Child locked in hot car, 911 dispatcher allegedly denied help

Did A 911 Dispatcher Deny Help To Child Locked In Hot Car?
Did A 911 Dispatcher Deny Help To Child Locked In Hot Car?

A Tampa, Florida, mother, Shana Dees called 911 after accidentally leaving her toddler inside the car along with the keys. He ended up locking her out. A dispatcher told her authorities couldn't help her.

WFTS provided the audio for the 911 call. She said, "My infant son is locked in the car in the parking lot."

The dispatcher replied, "They won't be able to ... unless the child is in some kind of distress."

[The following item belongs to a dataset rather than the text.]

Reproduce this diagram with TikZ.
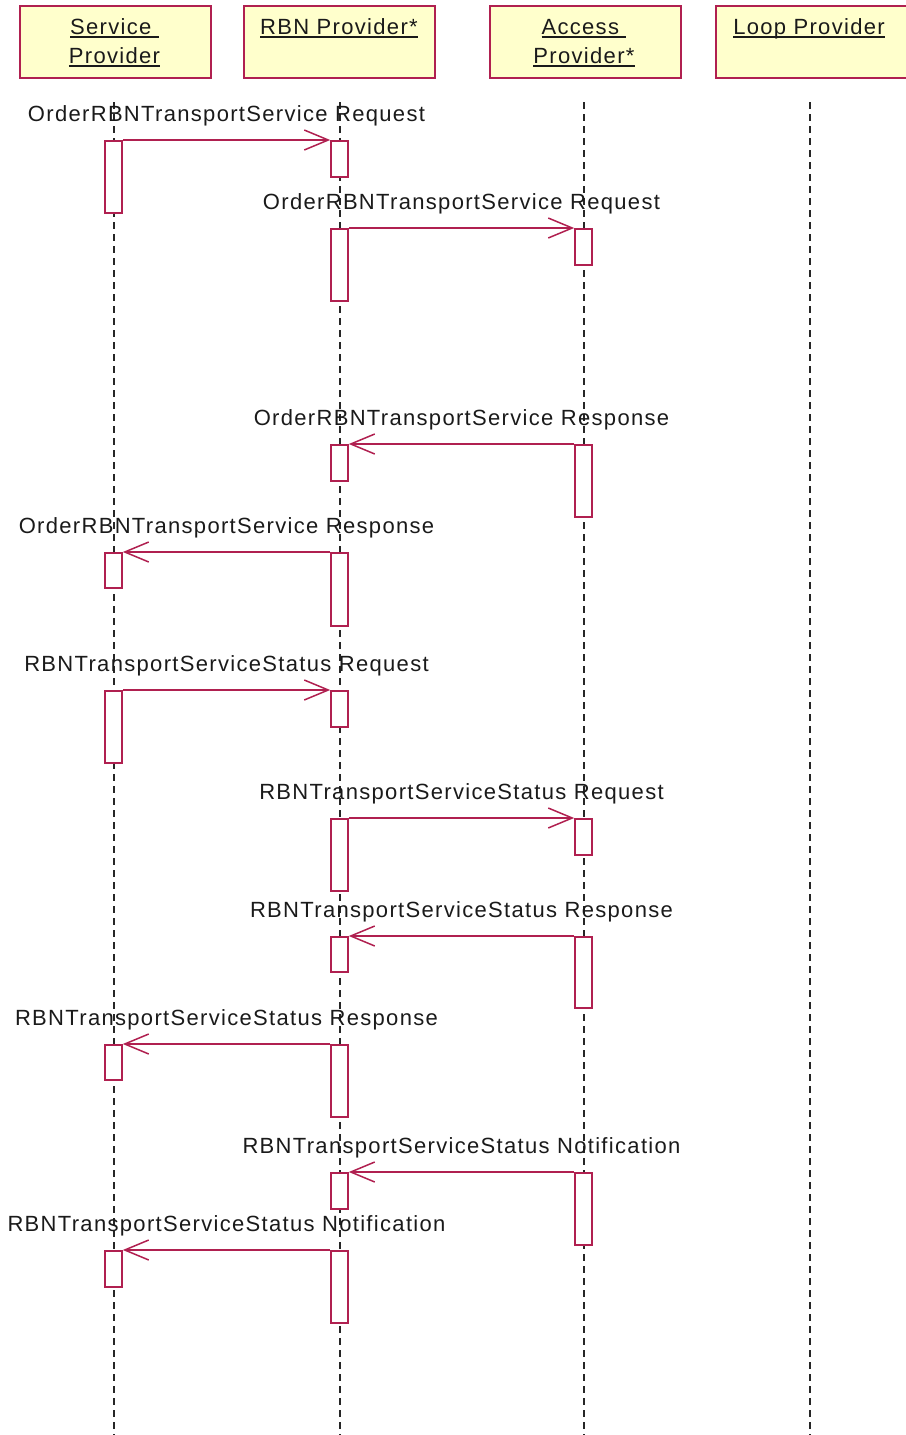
\documentclass[tikz,border=0pt]{standalone}
\usepackage{fontspec}
\setmainfont{Liberation Sans}[LetterSpace=6]
\usetikzlibrary{arrows.meta}
\definecolor{bord}{HTML}{B02050}
\definecolor{headfill}{HTML}{FFFFCC}
\definecolor{txt}{HTML}{1A1A1A}
\newcommand\ulbox[1]{\setbox0=\hbox{#1}\rlap{\rule[-3.5pt]{\wd0}{1.6pt}}\box0}
\begin{document}
\begin{tikzpicture}[x=1pt,y=-1pt,
  head/.style={draw=bord, fill=headfill, line width=2pt, minimum width=191pt, minimum height=72pt, anchor=north west, inner sep=0pt},
  htext/.style={font=\fontsize{22}{26}\selectfont, text=txt, anchor=base, inner sep=0pt},
  act/.style={draw=bord, fill=white, line width=1.6pt, minimum width=17pt, anchor=north, inner sep=0pt},
  life/.style={dash pattern=on 7pt off 5pt, line width=2pt, draw=black!85},
  msg/.style={draw=bord, line width=1.5pt, -{Straight Barb[length=24pt,width=20pt,line width=1.5pt]}},
  lbl/.style={font=\fontsize{22}{26}\selectfont, text=txt, anchor=base, inner sep=0pt}]
\useasboundingbox (0,0) rectangle (905,1435);
% heads
\node[head] (hsp) at (19,5) {};
\node[head] (hrbn) at (243,5) {};
\node[head] (hap) at (489,5) {};
\node[head] (hlp) at (715,5) {};
\node[htext] (tsp1) at (114.5,34) {\ulbox{Service\ }};
\node[htext] (tsp2) at (114.5,63) {\ulbox{Provider}};
\node[htext] (trbn) at (339,34) {\ulbox{RBN Provider*}};
\node[htext] (tap1) at (584,34) {\ulbox{Access\ }};
\node[htext] (tap2) at (584,63) {\ulbox{Provider*}};
\node[htext] (tlp) at (809,34) {\ulbox{Loop Provider}};
% lifelines
\coordinate (lsp) at (113.5,102); \coordinate (lspe) at (113.5,1435);
\coordinate (lrbn) at (339.5,102); \coordinate (lrbne) at (339.5,1435);
\coordinate (lap) at (583.5,102); \coordinate (lape) at (583.5,1435);
\coordinate (llp) at (810,102); \coordinate (llpe) at (810,1435);
\draw[life] (lsp) -- (lspe);
\draw[life] (lrbn) -- (lrbne);
\draw[life] (lap) -- (lape);
\draw[life] (llp) -- (llpe);
% activations
\node[act, minimum height=72pt] (s1) at (113.5,140) {};
\node[act, minimum height=36pt] (r1) at (339.5,140) {};
\node[act, minimum height=72pt] (r2) at (339.5,228) {};
\node[act, minimum height=36pt] (a2) at (583.5,228) {};
\node[act, minimum height=72pt] (a3) at (583.5,444) {};
\node[act, minimum height=36pt] (r3) at (339.5,444) {};
\node[act, minimum height=73pt] (r4) at (339.5,552) {};
\node[act, minimum height=35pt] (s4) at (113.5,552) {};
\node[act, minimum height=72pt] (s5) at (113.5,690) {};
\node[act, minimum height=36pt] (r5) at (339.5,690) {};
\node[act, minimum height=72pt] (r6) at (339.5,818) {};
\node[act, minimum height=36pt] (a6) at (583.5,818) {};
\node[act, minimum height=71pt] (a7) at (583.5,936) {};
\node[act, minimum height=35pt] (r7) at (339.5,936) {};
\node[act, minimum height=72pt] (r8) at (339.5,1044) {};
\node[act, minimum height=35pt] (s8) at (113.5,1044) {};
\node[act, minimum height=72pt] (a9) at (583.5,1172) {};
\node[act, minimum height=36pt] (r9) at (339.5,1172) {};
\node[act, minimum height=72pt] (r10) at (339.5,1250) {};
\node[act, minimum height=36pt] (s10) at (113.5,1250) {};
% messages
\draw[msg] (s1.north east) -- (r1.north west);
\draw[msg] (r2.north east) -- (a2.north west);
\draw[msg] (a3.north west) -- (r3.north east);
\draw[msg] (r4.north west) -- (s4.north east);
\draw[msg] (s5.north east) -- (r5.north west);
\draw[msg] (r6.north east) -- (a6.north west);
\draw[msg] (a7.north west) -- (r7.north east);
\draw[msg] (r8.north west) -- (s8.north east);
\draw[msg] (a9.north west) -- (r9.north east);
\draw[msg] (r10.north west) -- (s10.north east);
% labels
\node[lbl] (m1) at (226.5,121) {OrderRBNTransportService Request};
\node[lbl] (m2) at (461.5,209) {OrderRBNTransportService Request};
\node[lbl] (m3) at (461.5,425) {OrderRBNTransportService Response};
\node[lbl] (m4) at (226.5,533) {OrderRBNTransportService Response};
\node[lbl] (m5) at (226.5,671) {RBNTransportServiceStatus Request};
\node[lbl] (m6) at (461.5,799) {RBNTransportServiceStatus Request};
\node[lbl] (m7) at (461.5,917) {RBNTransportServiceStatus Response};
\node[lbl] (m8) at (226.5,1025) {RBNTransportServiceStatus Response};
\node[lbl] (m9) at (461.5,1153) {RBNTransportServiceStatus Notification};
\node[lbl] (m10) at (226.5,1231) {RBNTransportServiceStatus Notification};
\end{tikzpicture}
\end{document}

ABC reports, "You heard right. Despite temperatures nearing the triple digits, the dispatcher telling Shana police wouldn't come to free Jack."

Dees told WFTS, "I was just sitting there watching him get hotter and turn redder." Temperatures were rising, and 10-month-old Jack's mother, Shana Dees, was starting to panic. Because Dees' cellphone was also in the car, WFTS reports she had to use a stranger's to call 911, and that's when she was refused help: "Eight minutes went by before an off-duty TPD officer made a second call to 911." The second dispatcher responded to the call immediately, asking where she was.

Before police arrived, someone used a wrench to help the mother break the window and get her son out of the car. But the question here is -- why didn't the first dispatcher send help? It seems the second dispatcher couldn't believe it, either, as ABC highlighted in part of the second 911 call.

The off-duty police officer said in the call, "She says she called 911 and they said they're not going to come out if the baby's not in distress."

The second dispatcher replied, "No, that's not true. Not at all."

A spokesperson for the police department said the first dispatcher made a mistake.

And the likelihood of a child getting heat stroke in a locked car is nothing to be taken lightly. San Francisco State University says the total number of children who died in 2013 due to heat stroke was 44.

Most of those cases involve children younger than 1 year old, just like Jack.

And cars in the sun get hot fast. The Weather Channel explains within 10 minutes, a car in 90-degree weather can feel like 109 degrees inside. After 20 minutes, it can feel as warm as 119 degrees.

The police department says the first dispatcher who said they couldn't send help will likely face some sort of discipline.